Produce nothing but an exact copy of the lines from the one containing "Emit a web page" through the one containing "const decYTicks = [0, 2, 4, 6];", and do not carry over pictures.

■ DATA PROVIDED:
..............................

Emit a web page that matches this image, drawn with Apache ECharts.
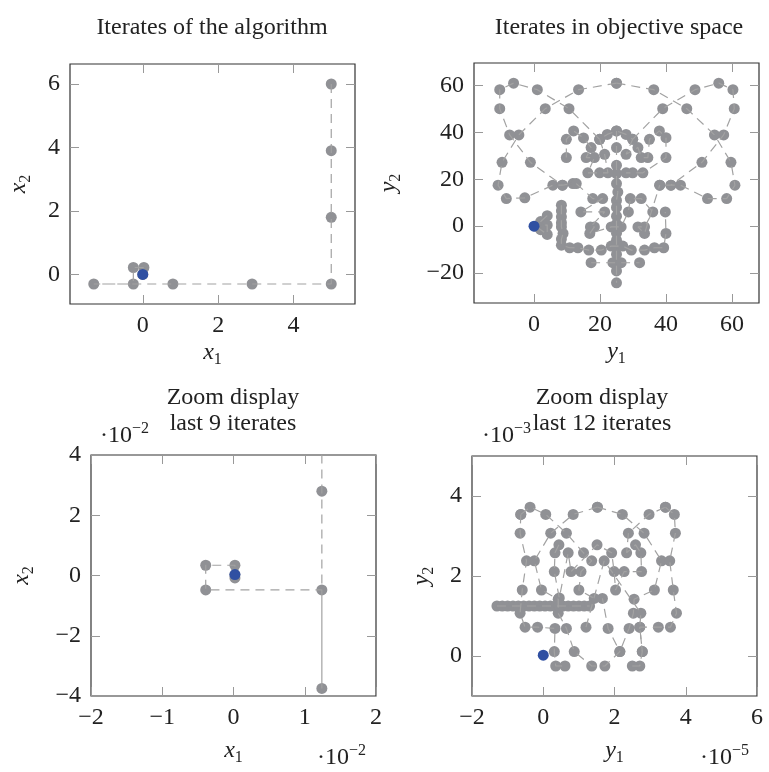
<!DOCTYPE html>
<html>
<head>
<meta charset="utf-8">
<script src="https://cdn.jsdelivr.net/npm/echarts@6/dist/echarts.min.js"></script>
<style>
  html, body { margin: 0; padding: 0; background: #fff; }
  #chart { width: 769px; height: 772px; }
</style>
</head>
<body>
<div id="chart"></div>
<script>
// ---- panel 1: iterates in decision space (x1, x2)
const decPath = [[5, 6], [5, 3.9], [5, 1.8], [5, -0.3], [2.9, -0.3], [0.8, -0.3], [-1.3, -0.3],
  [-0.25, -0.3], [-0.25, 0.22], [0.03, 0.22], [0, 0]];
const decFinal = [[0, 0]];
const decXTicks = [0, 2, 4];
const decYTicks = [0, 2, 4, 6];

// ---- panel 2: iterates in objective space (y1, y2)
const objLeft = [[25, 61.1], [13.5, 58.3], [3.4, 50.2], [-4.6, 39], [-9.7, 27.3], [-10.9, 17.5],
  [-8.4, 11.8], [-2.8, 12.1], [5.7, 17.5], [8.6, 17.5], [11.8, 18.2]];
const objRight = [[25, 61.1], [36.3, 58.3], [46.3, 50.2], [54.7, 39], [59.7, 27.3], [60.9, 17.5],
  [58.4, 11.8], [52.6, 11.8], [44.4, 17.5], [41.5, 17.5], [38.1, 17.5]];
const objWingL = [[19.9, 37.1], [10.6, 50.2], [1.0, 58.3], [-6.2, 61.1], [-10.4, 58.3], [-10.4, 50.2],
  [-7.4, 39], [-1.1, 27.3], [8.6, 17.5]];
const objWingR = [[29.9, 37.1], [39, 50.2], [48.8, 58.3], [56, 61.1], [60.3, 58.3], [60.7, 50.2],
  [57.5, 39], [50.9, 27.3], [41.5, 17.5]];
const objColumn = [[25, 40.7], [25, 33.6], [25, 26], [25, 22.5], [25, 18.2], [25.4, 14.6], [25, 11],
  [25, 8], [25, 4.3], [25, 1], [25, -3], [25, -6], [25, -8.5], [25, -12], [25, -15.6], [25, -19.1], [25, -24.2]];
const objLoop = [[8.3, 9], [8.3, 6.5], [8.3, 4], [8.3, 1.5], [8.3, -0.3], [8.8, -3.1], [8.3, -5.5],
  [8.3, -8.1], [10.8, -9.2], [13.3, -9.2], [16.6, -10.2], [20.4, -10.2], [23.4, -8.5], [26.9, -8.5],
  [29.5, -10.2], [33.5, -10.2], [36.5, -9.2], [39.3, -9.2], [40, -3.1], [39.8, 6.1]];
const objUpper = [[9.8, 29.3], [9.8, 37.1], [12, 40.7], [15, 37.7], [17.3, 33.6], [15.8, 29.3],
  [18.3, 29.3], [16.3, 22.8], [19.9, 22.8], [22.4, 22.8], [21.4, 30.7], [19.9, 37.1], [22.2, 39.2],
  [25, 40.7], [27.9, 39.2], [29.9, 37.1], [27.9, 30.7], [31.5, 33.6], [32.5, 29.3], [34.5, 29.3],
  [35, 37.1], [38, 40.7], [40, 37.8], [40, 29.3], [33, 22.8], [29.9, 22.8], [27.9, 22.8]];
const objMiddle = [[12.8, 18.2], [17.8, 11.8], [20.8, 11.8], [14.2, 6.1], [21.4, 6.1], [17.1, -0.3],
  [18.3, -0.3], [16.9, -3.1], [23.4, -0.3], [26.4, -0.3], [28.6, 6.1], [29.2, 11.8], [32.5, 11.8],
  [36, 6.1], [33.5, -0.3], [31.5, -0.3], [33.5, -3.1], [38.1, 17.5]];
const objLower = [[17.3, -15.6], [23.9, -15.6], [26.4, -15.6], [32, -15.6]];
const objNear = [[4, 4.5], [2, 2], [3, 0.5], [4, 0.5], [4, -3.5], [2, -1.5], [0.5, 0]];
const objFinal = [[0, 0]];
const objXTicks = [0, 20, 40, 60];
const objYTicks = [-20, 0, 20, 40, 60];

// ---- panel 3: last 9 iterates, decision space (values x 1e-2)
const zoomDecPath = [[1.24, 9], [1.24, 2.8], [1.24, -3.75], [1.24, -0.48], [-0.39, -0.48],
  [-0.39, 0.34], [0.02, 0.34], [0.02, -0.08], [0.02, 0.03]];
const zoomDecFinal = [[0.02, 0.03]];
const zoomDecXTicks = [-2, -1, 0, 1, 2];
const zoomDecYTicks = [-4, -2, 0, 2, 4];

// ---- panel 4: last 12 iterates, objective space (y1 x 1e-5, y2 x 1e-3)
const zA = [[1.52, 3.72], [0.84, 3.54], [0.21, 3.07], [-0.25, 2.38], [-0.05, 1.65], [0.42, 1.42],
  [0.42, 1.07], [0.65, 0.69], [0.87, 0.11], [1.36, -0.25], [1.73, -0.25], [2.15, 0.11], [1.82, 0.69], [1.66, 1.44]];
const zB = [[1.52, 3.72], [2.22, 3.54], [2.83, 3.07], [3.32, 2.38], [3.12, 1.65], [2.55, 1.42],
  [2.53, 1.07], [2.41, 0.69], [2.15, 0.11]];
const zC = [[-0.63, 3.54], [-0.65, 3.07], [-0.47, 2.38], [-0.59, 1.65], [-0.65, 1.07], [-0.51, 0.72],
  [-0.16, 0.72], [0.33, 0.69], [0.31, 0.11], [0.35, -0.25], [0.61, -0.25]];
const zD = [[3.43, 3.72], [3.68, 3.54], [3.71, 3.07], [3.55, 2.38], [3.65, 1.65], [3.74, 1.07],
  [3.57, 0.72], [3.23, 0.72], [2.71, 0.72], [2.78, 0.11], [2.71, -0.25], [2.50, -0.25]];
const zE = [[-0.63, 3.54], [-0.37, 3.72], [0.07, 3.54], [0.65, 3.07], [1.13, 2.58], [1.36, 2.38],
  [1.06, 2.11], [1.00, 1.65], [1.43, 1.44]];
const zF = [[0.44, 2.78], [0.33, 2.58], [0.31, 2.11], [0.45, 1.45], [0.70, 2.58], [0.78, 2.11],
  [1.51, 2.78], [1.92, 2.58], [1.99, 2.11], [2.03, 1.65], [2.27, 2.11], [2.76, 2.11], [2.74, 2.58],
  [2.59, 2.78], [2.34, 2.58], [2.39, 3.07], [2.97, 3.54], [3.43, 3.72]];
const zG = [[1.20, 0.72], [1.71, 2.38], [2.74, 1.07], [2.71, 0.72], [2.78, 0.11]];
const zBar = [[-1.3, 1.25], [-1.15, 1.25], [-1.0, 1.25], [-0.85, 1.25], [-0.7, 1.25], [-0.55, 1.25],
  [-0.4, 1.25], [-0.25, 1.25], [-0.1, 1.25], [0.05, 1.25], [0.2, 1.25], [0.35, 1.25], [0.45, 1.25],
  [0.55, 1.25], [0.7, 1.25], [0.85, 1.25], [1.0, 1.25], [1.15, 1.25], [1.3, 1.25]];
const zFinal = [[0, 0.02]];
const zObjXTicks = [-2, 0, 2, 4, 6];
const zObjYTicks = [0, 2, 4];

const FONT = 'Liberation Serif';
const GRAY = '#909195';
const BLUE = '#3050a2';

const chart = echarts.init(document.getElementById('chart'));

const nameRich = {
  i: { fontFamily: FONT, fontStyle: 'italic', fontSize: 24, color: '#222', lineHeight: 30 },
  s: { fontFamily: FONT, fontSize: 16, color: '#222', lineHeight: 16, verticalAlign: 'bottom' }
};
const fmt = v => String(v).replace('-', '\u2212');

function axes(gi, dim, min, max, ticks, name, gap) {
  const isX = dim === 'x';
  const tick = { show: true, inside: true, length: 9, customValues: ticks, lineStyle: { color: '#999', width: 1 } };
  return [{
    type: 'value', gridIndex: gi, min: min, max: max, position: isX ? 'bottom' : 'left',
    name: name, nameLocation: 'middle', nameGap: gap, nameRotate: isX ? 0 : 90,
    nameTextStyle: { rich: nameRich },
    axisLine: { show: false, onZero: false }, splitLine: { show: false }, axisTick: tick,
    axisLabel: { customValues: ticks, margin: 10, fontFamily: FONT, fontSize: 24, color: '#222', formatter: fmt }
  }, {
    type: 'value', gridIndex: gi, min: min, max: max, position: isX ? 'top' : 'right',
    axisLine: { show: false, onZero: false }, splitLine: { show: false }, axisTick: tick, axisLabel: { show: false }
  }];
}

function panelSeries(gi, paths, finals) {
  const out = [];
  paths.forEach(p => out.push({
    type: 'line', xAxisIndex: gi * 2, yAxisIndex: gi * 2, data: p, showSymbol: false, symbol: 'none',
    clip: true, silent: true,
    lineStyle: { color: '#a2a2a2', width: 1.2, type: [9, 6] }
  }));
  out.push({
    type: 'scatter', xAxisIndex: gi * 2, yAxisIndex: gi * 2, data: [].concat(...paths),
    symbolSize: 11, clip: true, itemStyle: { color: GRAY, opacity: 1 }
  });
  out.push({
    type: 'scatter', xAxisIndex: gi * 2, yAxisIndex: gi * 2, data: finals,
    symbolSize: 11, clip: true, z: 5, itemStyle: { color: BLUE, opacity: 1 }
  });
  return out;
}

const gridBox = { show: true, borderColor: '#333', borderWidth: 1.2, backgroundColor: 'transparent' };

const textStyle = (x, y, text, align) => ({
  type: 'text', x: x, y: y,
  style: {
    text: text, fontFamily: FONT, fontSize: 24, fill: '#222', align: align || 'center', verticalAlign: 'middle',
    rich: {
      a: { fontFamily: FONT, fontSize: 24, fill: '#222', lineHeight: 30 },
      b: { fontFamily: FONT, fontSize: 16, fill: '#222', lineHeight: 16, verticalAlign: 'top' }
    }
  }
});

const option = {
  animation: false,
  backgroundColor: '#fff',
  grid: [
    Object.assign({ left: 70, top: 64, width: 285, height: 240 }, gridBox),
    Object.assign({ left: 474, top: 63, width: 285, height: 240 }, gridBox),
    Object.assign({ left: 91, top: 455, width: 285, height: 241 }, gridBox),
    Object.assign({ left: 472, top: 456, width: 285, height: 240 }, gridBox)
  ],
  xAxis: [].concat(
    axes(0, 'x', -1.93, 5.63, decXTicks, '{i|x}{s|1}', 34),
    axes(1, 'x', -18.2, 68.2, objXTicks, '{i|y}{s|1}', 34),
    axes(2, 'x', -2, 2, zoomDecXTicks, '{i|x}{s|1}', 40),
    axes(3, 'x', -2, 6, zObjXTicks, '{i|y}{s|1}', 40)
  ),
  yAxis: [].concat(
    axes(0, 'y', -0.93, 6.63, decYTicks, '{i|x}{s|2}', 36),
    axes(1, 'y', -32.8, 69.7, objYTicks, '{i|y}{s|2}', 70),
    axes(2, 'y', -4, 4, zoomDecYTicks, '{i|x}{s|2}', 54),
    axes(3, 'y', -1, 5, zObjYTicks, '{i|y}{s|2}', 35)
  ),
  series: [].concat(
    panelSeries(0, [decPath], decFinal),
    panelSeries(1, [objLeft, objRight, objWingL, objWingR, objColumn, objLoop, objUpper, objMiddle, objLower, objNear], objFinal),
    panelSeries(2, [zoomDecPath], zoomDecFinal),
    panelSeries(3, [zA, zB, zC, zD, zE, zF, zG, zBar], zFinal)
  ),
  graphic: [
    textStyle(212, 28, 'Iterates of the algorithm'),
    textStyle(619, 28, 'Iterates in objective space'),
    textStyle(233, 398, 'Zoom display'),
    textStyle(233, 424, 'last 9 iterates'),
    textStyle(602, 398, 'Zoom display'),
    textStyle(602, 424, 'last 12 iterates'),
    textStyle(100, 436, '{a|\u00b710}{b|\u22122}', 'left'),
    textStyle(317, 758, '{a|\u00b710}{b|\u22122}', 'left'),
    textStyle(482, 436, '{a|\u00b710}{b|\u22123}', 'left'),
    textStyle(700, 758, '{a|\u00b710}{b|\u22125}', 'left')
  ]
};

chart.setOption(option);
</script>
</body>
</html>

..............................

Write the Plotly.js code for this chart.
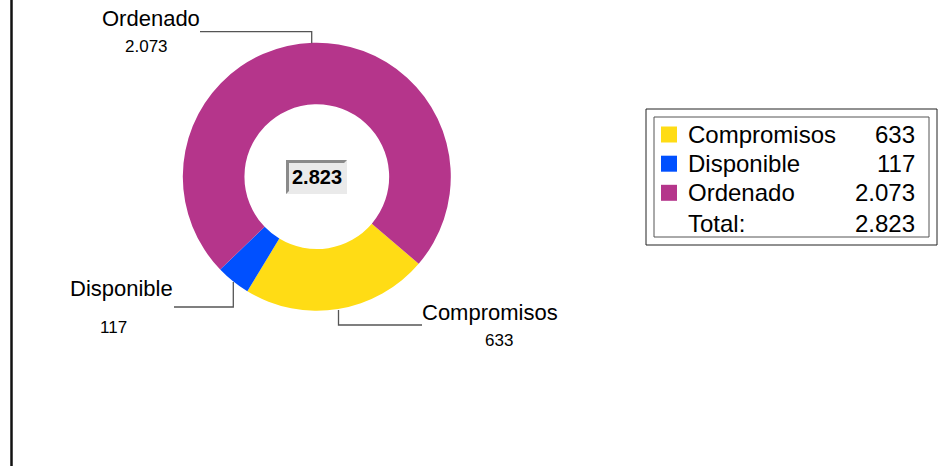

..............................

■ TASK ANSWER:
Emit a web page that matches this image, drawn with Apache ECharts.
<!DOCTYPE html>
<html>
<head>
<meta charset="utf-8">
<script src="https://cdn.jsdelivr.net/npm/echarts@6/dist/echarts.min.js"></script>
<style>
  html, body { margin: 0; padding: 0; background: #fff; }
  #chart { width: 769px; height: 772px; }
</style>
</head>
<body>
<div id="chart"></div>
<script>
// ---- panel 1: iterates in decision space (x1, x2)
const decPath = [[5, 6], [5, 3.9], [5, 1.8], [5, -0.3], [2.9, -0.3], [0.8, -0.3], [-1.3, -0.3],
  [-0.25, -0.3], [-0.25, 0.22], [0.03, 0.22], [0, 0]];
const decFinal = [[0, 0]];
const decXTicks = [0, 2, 4];
const decYTicks = [0, 2, 4, 6];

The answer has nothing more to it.